Sunday 1 November 2009

Met Police caught out by The Firm.

Worrying news this past week, involving - on the face of it - deep embarrassment to the Met Police, but beneath that, an apparent deliberate flouting of the conventions governing police access to TV news footage.

The Met circulated 66 photos of supposed football hooligans from the recent trouble at the West Ham v Millwall match, only to realise belatedly and to their horror that the pictures included images from the recent Brit movie "The Firm".

Cue lots of jokes about hapless 'Knacker of the Yard', and a Yard spokesman putting it down to "a bad day at the office". But now the laughter has subsided, how exactly did this fiasco happen?

It seems that many of the 66 pictures had not come from CCTV or police camera operators. Instead, they had been taken - without permission or consultation - from a television news report which had made a comparison between the real and fictional images of violence. The Met was caught out because they had watched the news report with the sound turned off, so the person gleefully copying it was unable to hear the clear distinction made.

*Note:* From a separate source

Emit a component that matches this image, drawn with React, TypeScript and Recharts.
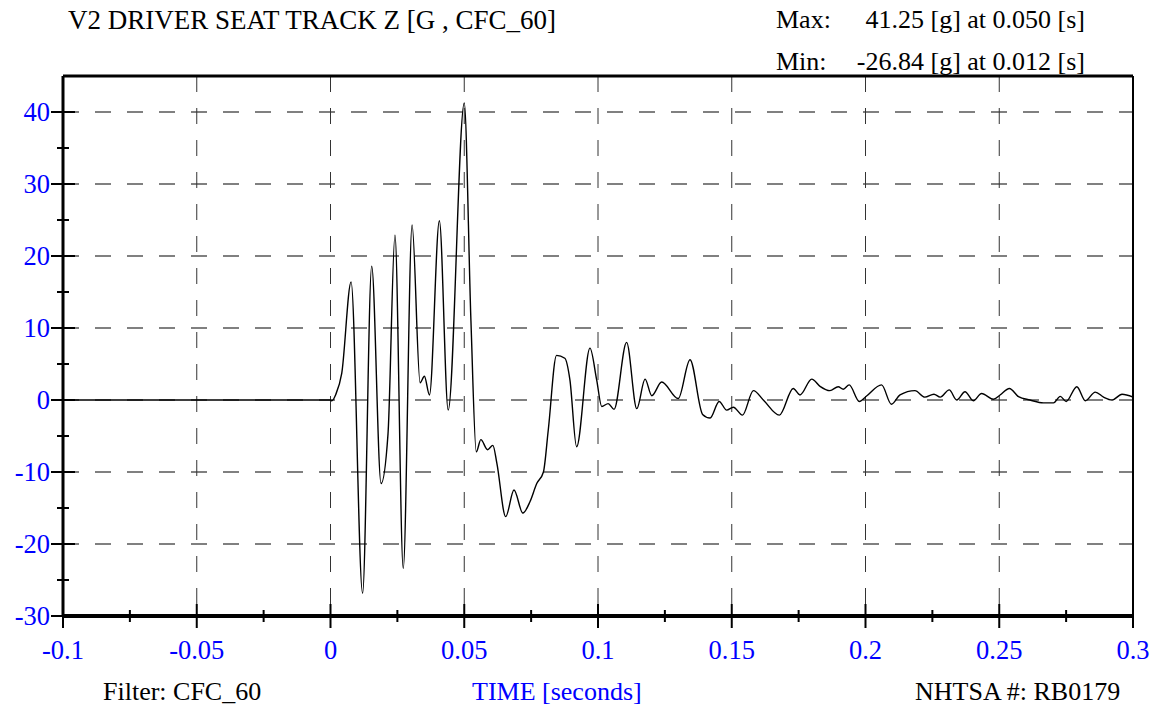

But what is most worrying is that the Met felt it acceptable to lift the news footage without asking for it through conventional routes. That deceit seems to deliberately flout a court ruling from 1999, where the City Of London Police were rebuffed in their attempt to get access to TV footage of anti-capitalist protests. The judge in that case refused the police demand, and agreed with the media that if the footage was handed over, the media might be seen as 'agents of the state' and attacked by demonstrators at other events in the future.

That ruling doesn't seem to have stopped the Met. Rather than risk a refusal, or another court case, the Met seems to have just bypassed the whole principle of legal access, and taken the footage regardless. The Met was caught out this time, but it begs the question: how many other times have police 'stolen' footage without permission or credit?